I2V3D: Controllable image-to-video generation with 3D guidance
Zhiyuan Zhang, Dongdong Chen, Jing Liao
TL;DR
I2V3D marries traditional computer graphics with diffusion-based synthesis to enable precise 3D control in image-to-video generation from a single image. It introduces a 3D reconstruction and rendering stage, a 3D-guided two-stage video generation pipeline (keyframe generation with LoRA multi-view augmentation and geometric guidance, followed by training-free 3D-guided interpolation), and extensive ablations demonstrating temporal coherence and 3D controllability gains. The approach supports arbitrary starting frames, extended sequences, and 3D scene editing (add/copy/replace/edit objects) while achieving superior quantitative and qualitative results against strong baselines. This framework lowers the professional threshold for CG-quality video creation and offers a flexible path from static imagery to controllable, photorealistic animations.
Abstract
We present I2V3D, a novel framework for animating static images into dynamic videos with precise 3D control, leveraging the strengths of both 3D geometry guidance and advanced generative models. Our approach combines the precision of a computer graphics pipeline, enabling accurate control over elements such as camera movement, object rotation, and character animation, with the visual fidelity of generative AI to produce high-quality videos from coarsely rendered inputs.

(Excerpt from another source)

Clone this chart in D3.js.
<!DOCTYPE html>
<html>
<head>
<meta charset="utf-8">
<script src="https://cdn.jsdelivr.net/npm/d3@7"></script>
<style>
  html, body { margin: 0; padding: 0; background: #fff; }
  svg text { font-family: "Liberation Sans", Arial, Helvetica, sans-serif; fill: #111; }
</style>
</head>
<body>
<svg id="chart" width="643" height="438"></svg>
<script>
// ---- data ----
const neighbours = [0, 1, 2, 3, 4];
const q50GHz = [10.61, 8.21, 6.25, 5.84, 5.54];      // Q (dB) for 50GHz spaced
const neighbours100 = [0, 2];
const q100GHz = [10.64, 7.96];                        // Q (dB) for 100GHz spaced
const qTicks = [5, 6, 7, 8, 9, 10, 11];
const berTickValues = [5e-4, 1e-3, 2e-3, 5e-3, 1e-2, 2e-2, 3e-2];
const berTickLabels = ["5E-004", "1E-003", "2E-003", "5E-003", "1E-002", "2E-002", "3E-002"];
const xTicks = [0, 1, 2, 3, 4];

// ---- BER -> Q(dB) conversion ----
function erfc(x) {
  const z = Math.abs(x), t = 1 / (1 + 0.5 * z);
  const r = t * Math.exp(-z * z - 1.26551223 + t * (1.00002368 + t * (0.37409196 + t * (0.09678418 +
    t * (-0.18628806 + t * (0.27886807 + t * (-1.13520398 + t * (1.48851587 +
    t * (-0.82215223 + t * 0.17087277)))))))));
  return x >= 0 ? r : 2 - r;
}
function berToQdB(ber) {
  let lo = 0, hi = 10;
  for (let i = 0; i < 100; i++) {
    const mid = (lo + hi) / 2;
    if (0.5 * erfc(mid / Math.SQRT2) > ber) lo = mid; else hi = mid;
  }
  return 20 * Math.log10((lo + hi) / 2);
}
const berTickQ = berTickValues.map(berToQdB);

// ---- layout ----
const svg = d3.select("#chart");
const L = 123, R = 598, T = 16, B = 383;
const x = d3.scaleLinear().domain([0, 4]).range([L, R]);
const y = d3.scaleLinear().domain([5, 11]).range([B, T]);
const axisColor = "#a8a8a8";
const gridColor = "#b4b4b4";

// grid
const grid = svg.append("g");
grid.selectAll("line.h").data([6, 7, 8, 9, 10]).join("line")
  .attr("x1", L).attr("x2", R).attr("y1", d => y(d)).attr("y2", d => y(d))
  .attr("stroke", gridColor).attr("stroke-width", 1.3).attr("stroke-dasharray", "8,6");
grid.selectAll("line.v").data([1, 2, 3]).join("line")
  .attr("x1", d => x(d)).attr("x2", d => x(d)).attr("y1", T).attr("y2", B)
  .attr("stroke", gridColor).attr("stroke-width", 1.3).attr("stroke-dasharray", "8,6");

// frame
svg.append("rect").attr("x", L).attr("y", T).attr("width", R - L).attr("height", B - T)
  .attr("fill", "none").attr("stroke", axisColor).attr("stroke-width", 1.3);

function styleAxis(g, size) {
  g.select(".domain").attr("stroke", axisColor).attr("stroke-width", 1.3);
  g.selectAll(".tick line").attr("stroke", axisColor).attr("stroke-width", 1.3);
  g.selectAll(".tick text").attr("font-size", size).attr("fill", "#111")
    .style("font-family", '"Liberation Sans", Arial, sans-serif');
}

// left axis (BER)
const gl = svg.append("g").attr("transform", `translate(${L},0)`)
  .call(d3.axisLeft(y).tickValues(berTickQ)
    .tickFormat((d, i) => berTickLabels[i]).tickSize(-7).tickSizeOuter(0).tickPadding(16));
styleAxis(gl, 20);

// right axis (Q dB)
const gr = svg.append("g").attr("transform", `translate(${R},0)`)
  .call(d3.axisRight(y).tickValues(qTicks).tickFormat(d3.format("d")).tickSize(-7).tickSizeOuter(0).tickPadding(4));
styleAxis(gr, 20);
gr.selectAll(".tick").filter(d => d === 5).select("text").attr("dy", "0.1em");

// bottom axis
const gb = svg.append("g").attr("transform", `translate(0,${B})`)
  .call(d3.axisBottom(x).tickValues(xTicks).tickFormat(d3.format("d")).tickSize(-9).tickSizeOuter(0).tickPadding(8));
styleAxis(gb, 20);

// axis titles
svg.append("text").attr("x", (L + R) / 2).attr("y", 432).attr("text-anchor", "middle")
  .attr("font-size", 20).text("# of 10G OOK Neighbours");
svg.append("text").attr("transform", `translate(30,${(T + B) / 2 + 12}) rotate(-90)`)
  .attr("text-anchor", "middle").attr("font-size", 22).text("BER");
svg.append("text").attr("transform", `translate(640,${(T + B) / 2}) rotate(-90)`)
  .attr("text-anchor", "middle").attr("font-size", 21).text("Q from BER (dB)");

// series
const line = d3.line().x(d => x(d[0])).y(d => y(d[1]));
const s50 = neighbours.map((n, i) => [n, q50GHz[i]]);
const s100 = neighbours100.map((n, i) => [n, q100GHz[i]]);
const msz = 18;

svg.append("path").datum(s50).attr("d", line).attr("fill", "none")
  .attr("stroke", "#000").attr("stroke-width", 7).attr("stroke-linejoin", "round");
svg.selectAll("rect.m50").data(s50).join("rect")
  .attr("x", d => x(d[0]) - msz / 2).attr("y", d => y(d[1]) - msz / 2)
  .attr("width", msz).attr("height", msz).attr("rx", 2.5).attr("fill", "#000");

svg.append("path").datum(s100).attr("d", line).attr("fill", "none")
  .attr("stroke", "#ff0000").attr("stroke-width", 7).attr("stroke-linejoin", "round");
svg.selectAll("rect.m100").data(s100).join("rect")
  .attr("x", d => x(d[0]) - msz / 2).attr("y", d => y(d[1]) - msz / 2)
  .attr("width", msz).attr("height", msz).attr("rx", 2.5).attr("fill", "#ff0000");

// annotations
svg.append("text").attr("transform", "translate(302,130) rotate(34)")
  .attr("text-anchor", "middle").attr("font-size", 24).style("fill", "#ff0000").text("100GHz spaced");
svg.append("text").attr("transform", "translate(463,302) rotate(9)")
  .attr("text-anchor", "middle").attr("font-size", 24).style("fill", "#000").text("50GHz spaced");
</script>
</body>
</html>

To support animations with any initial start point and extended sequences, we adopt a two-stage generation process guided by 3D geometry: 1) 3D-Guided Keyframe Generation, where a customized image diffusion model refines rendered keyframes to ensure consistency and quality, and 2) 3D-Guided Video Interpolation, a training-free approach that generates smooth, high-quality video frames between keyframes using bidirectional guidance. Experimental results highlight the effectiveness of our framework in producing controllable, high-quality animations from single input images by harmonizing 3D geometry with generative models. The code for our framework will be publicly released.